Il libro di Landolfi unisce alla cronaca impietosa delle drammatiche settimane della quarantena la riflessione politica su una nazione dove le spinte centrifughe hanno determinato una miscela letale in cui si sono mescolate autonomia e epidemia. “La realtà – annota Landolfi – è che ognuno ha remato in proprio con l’occhio più rivolto alla curva della popolarità che a quella del contagio. Non è qualunquismo. Il semplice sospetto di una guerra politica tra istituzioni nel pieno dell’emergenza rende chiaro che il livello di guardia si sta pericolosamente alzando”. Lo spettacolo che ne è emerso, al di là dei dati su malati, positivi e decessi, allarma soprattutto perché la ricetta per la guarigione è lungi dall’essere determinata.

E’ mancato uno sforzo unitario

“Lo stress test impostoci dal Covid-19 – riassume l’autore – ha squadernato la disarmante debolezza delle nostre istituzioni, evidenziandone l’assetto ormai irrimediabilmente minato dalla polverizzazione di funzioni, potere e competenze. Nulla, in questo drammatico frangente, è risultato immune dal ‘fai da te’. Nulla, perciò, è stato affrontato con spirito e sforzo unitario. Che si trattasse di tamponi o mascherine, di chiusura delle scuole o delle fabbriche, di zona rossa per i territori piuttosto che di quarantena dei cittadini, di fase uno o Fase due, di libri, di jogging e persino di pizze da asporto, consentite ovunque tranne, paradossalmente, a napoli e in Campania”.  Se la catena di comando si rivelava arrugginita e farraginosa, la risposta di medici e cittadini è stata composta e ammirevole.

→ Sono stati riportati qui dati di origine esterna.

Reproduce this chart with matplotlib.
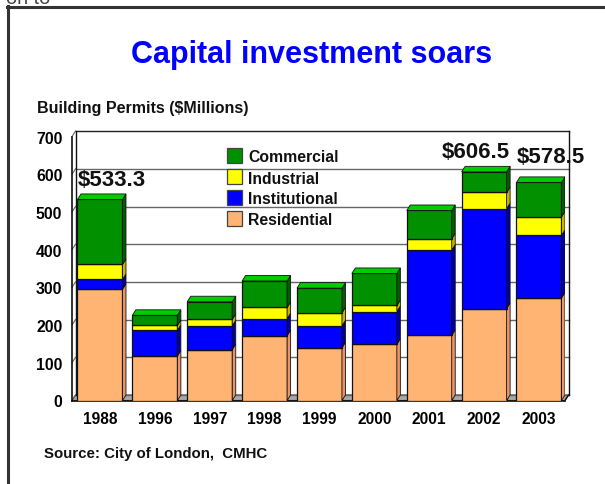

La rifondazione dello Stato

Se c’è qualcosa che non funziona la causa non va ricercata nel popolo ma negli attori istituzionali. E’ dunque a quel livello che occorre qualcosa di più di una superficiale manutenzione. Perché, avverte ancora Landolfi, se fosse un’automobile l’Italia del post-virus avrebbe gomme a terra e serbatoio vuoto. Altro che ripartenza. S’impone con forza la necessità di una rifondazione dello Stato. Ed essa, è la conclusione cui giunge l’autore , “non può che passare attraverso l’elezione di un’assemblea costituente, cioè di un organismo ad hoc, formato da cento persone elette con il sistema proporzionale e che, tempo diciotto mesi, preparano un testo di revisione costituzionale da sottoporre a referendum confermativo”. Non c’è bisogno di replicare il carnevale cui abbiamo già assistito con i presenzialismi a Villa Pamphili o con ingiustificate proroghe dello stato d’emergenza. “A tempi eccezionale si risponde con strumenti eccezionali”. Una sfida, rammenta Landolfi, cui sono chiamati soprattutto Meloni e Salvini. Riprendendo quell’itinerario che appartiene da decenni alla destra e che ha il suo fondamento nel senso dello Stato e della nazione.